* SHORT PROBLEM *
The lines beneath this instruction, from the first through the one containing "lp2000_y = [2.072, 2.409, 2.833, 2.574, 2.692, 2.892, 2.924]", must be transcribed exactly; no other line belongs in the output.

* RECORDED DATA *

☆ ☆ ☆ ☆ ☆

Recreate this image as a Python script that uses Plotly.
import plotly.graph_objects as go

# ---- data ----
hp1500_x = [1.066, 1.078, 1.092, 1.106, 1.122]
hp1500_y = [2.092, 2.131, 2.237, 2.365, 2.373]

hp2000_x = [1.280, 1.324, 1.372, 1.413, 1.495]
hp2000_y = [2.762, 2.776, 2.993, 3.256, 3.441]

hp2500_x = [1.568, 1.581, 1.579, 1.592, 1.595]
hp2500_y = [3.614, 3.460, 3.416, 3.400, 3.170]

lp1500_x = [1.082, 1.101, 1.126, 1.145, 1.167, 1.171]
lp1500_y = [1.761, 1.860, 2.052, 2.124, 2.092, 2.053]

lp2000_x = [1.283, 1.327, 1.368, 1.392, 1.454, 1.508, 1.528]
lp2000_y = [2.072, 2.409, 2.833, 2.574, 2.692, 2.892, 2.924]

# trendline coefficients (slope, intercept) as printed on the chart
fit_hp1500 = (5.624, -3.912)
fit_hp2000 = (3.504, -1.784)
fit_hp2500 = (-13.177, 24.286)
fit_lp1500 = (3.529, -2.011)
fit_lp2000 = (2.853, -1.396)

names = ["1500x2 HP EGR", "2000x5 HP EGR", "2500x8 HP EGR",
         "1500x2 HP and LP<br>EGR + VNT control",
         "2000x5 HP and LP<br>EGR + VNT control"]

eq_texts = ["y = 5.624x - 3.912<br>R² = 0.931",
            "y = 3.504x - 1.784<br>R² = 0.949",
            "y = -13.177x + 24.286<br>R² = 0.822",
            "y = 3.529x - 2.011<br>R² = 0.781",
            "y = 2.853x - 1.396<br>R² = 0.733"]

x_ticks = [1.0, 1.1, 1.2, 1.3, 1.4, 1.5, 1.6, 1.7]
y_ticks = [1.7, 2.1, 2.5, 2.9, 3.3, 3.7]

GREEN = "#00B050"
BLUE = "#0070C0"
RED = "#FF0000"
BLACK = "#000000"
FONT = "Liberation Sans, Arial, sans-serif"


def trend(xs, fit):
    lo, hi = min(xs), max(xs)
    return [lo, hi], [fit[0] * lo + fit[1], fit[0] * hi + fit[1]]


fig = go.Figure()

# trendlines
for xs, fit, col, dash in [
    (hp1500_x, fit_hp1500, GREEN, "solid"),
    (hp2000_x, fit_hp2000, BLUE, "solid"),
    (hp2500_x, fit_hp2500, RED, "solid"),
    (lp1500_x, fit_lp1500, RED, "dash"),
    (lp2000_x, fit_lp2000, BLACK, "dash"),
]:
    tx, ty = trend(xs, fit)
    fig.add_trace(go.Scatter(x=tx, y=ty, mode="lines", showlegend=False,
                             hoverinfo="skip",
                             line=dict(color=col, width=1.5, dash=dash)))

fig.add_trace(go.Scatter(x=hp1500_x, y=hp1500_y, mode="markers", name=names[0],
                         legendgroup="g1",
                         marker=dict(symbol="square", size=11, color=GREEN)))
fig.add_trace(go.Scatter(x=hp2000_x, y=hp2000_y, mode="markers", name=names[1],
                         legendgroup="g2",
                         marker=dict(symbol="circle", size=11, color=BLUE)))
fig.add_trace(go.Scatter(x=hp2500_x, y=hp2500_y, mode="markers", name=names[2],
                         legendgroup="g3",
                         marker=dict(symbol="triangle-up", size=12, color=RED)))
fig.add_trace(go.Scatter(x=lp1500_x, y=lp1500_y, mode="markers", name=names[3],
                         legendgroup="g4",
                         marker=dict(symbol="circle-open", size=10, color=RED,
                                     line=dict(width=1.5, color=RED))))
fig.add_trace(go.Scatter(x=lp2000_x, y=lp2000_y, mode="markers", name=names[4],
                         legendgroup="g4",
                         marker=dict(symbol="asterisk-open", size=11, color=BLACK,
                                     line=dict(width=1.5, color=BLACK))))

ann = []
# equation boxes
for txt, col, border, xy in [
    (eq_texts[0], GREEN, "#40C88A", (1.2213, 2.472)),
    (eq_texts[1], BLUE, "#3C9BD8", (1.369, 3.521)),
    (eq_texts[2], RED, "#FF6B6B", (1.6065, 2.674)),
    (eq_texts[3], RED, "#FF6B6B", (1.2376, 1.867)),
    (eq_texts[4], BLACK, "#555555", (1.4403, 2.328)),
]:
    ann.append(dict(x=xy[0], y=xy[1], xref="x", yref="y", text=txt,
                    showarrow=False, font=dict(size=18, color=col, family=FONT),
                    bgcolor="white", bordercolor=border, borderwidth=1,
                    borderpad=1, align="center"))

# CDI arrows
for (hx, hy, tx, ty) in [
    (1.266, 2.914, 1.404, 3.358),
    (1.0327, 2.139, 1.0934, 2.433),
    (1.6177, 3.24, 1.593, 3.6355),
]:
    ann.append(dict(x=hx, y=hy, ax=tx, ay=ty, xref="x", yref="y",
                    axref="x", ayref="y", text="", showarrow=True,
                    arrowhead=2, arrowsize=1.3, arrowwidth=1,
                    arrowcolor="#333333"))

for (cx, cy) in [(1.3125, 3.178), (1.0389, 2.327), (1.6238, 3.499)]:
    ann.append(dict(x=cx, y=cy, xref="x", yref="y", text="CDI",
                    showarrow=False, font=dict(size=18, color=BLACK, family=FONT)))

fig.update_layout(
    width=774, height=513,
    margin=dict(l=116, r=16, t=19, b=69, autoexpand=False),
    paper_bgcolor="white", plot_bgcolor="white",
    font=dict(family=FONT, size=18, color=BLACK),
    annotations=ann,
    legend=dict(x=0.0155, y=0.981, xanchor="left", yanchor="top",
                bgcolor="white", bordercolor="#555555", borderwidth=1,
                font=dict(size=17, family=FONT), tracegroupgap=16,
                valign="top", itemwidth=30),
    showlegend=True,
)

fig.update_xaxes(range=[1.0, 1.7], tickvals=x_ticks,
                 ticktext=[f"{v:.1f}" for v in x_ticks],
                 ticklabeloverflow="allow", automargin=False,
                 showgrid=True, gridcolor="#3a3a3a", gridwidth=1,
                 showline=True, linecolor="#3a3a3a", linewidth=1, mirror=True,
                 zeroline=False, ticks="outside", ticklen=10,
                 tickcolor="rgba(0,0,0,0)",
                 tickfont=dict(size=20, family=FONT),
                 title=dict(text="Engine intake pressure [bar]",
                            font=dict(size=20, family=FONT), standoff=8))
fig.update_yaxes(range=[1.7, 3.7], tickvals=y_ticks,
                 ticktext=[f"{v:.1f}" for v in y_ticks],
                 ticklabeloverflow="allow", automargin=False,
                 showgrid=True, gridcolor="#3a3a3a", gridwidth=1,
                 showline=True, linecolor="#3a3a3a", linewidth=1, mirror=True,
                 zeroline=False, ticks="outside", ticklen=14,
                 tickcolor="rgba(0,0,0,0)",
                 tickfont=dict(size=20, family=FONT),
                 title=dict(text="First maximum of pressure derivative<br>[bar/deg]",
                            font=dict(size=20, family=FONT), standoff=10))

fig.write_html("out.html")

☆ ☆ ☆ ☆ ☆

* SOLUTION *
Recreate this image as a Python script that uses Plotly.
import plotly.graph_objects as go

# ---- data ----
hp1500_x = [1.066, 1.078, 1.092, 1.106, 1.122]
hp1500_y = [2.092, 2.131, 2.237, 2.365, 2.373]

hp2000_x = [1.280, 1.324, 1.372, 1.413, 1.495]
hp2000_y = [2.762, 2.776, 2.993, 3.256, 3.441]

hp2500_x = [1.568, 1.581, 1.579, 1.592, 1.595]
hp2500_y = [3.614, 3.460, 3.416, 3.400, 3.170]

lp1500_x = [1.082, 1.101, 1.126, 1.145, 1.167, 1.171]
lp1500_y = [1.761, 1.860, 2.052, 2.124, 2.092, 2.053]

lp2000_x = [1.283, 1.327, 1.368, 1.392, 1.454, 1.508, 1.528]
lp2000_y = [2.072, 2.409, 2.833, 2.574, 2.692, 2.892, 2.924]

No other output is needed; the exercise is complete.